Cengiz Özakıncı ise Bütün Dünya Dergisi, Kasım 2016’da yayınlanan
"Osmanlı Düzeninde Müslüman Türk Kıyımı"
başlıklı makalesinde durumu şöyle özetleyecekti:
"Hristiyanlar ‘cizye’ vergisi ödeyerek askerlik yapmayacaklar;
yedi yıl ve kimi dönemlerde daha uzun süren askerlik,
daha çok Müslüman Türklerin görevi olup çıkacaktı.
Öyle ki bu durum, süreç içerisinde Osmanlı Devleti’nin
Müslüman Türk uyruklarının genç ve üretken nüfusunun,
evlenip çoğalmak ve işini geliştirmek yerine, üretimden koparak
orduda, savaş alanlarında erimesine, azalmasına;
eğitim, sanat, zanaat, tarım, ticaret vb. uygarlık alanlarında gerilemelerine,
yoksullaşmalarına yol açarken;
buna karşılık gayrimüslim Osmanlı uyruklarının
genç ve üretken nüfusunun, yedi yıl askere gitmek yerine
evinde, köyünde, kentinde, işinin başında kalmasına;
evlenip çoğalmasına; eğitim, sanat, zanaat, ticaret, tarım, vs.

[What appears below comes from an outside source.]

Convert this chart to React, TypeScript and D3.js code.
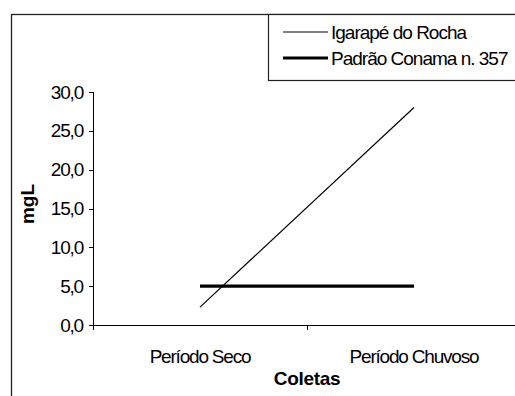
import * as d3 from "d3";

const categories = ["Período Seco", "Período Chuvoso"];
const igarapeValues = [2.3, 28.0];
const conamaValues = [5.0, 5.0];
const yTicks = [0, 5, 10, 15, 20, 25, 30];
const seriesNames = ["Igarapé do Rocha", "Padrão Conama n. 357"];

const width = 515;
const height = 396;
const font = "'Liberation Sans', Arial, sans-serif";
const fs = 19;
const ls = -1.2;

export default function App() {
  const x = d3.scaleBand<string>()
    .domain(categories)
    .range([93, 521])
    .paddingInner(0)
    .paddingOuter(0);

  const y = d3.scaleLinear()
    .domain([0, 30])
    .range([325, 92]);

  const cx = (c: string) => (x(c) ?? 0) + x.bandwidth() / 2;
  const line = d3.line<number>()
    .x((_, i) => cx(categories[i]))
    .y(d => y(d));

  const boundaries = [...categories.map(c => x(c) ?? 0), 521];
  const widths = [1.2, 3.2];

  return (
    <svg
      width={width}
      height={height}
      style={{ position: "absolute", left: 0, top: 0, background: "#fff" }}
      fontFamily={font}
    >
      <rect x={11.5} y={14.5} width={560} height={420} fill="none" stroke="#222" strokeWidth={1.3} />

      {/* y axis */}
      <line x1={93.5} x2={93.5} y1={y(30)} y2={y(0) + 4} stroke="#000" />
      {yTicks.map(t => (
        <g key={t}>
          <line x1={89} x2={93.5} y1={Math.round(y(t)) + 0.5} y2={Math.round(y(t)) + 0.5} stroke="#000" />
          <text x={83} y={y(t)} dy="0.35em" textAnchor="end" fontSize={fs} letterSpacing={ls}>
            {d3.format(".1f")(t).replace(".", ",")}
          </text>
        </g>
      ))}

      {/* x axis */}
      <line x1={93} x2={521} y1={325.5} y2={325.5} stroke="#000" />
      {boundaries.map((b, i) => (
        <line key={i} x1={Math.round(b) + 0.5} x2={Math.round(b) + 0.5} y1={325.5} y2={330} stroke="#000" />
      ))}
      {categories.map(c => (
        <text key={c} x={cx(c)} y={363} textAnchor="middle" fontSize={fs} letterSpacing={ls}>
          {c}
        </text>
      ))}

      <text x={307} y={385} textAnchor="middle" fontSize={19} fontWeight="bold" letterSpacing={-0.3}>
        Coletas
      </text>
      <text
        transform={`translate(34,204) rotate(-90)`}
        textAnchor="middle"
        fontSize={19}
        fontWeight="bold"
      >
        mgL
      </text>

      {/* series */}
      <path d={line(igarapeValues) ?? ""} fill="none" stroke="#000" strokeWidth={widths[0]} />
      <path d={line(conamaValues) ?? ""} fill="none" stroke="#000" strokeWidth={widths[1]} />

      {/* legend */}
      <rect x={268.5} y={14.5} width={300} height={66} fill="#fff" stroke="#222" strokeWidth={1.2} />
      {seriesNames.map((s, i) => (
        <g key={s}>
          <line x1={283} x2={328} y1={32 + i * 26} y2={32 + i * 26} stroke="#000" strokeWidth={widths[i]} />
          <text x={331} y={32 + i * 26} dy="0.35em" fontSize={fs} letterSpacing={-1.0}>
            {s}
          </text>
        </g>
      ))}
    </svg>
  );
}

uygarlık alanlarında ilerlemelerine;
varsıllaşıp güçlenmelerine yol açacaktı.
Son dönemde 12 bankası bulunan Osmanlı'da
bir tek bankanın sahibi bile Müslüman Türk değildir,
hatta çalışanlar bile Türk değildir!.."
Elin yabancısı diyeceğimiz, Batılı; Fransız’ı, İngiliz’i bile
Osmanlıdaki Türklerin haline acır duruma gelmişti.
"Osmanlı Sarayından sürgün edilen Türklük" dediğimde
maksadımın arkasını dolduran şeyler işte bu ve benzeri gerçeklerdir.
Elbette biliyordum ki bu ve benzeri yazıları yazdığımda tepkiler alacağım
lakin, bu konuları araştırdığı halde,
yazmayan, görmezden gelen,
"Kitap satışlarım düşer, takipçim azalır, ekrana çıkamam, işimden olurum"
kaygısına düşen insanlardan değilim.
Cumhuriyet’in kurucusu ve vatanın kurtarıcısı
Mustafa Kemal Atatürk’ün de dediği gibi;
"Benim yaratılışımda fevkalade olan bir şey varsa, Türk olarak dünyaya gelmemdir."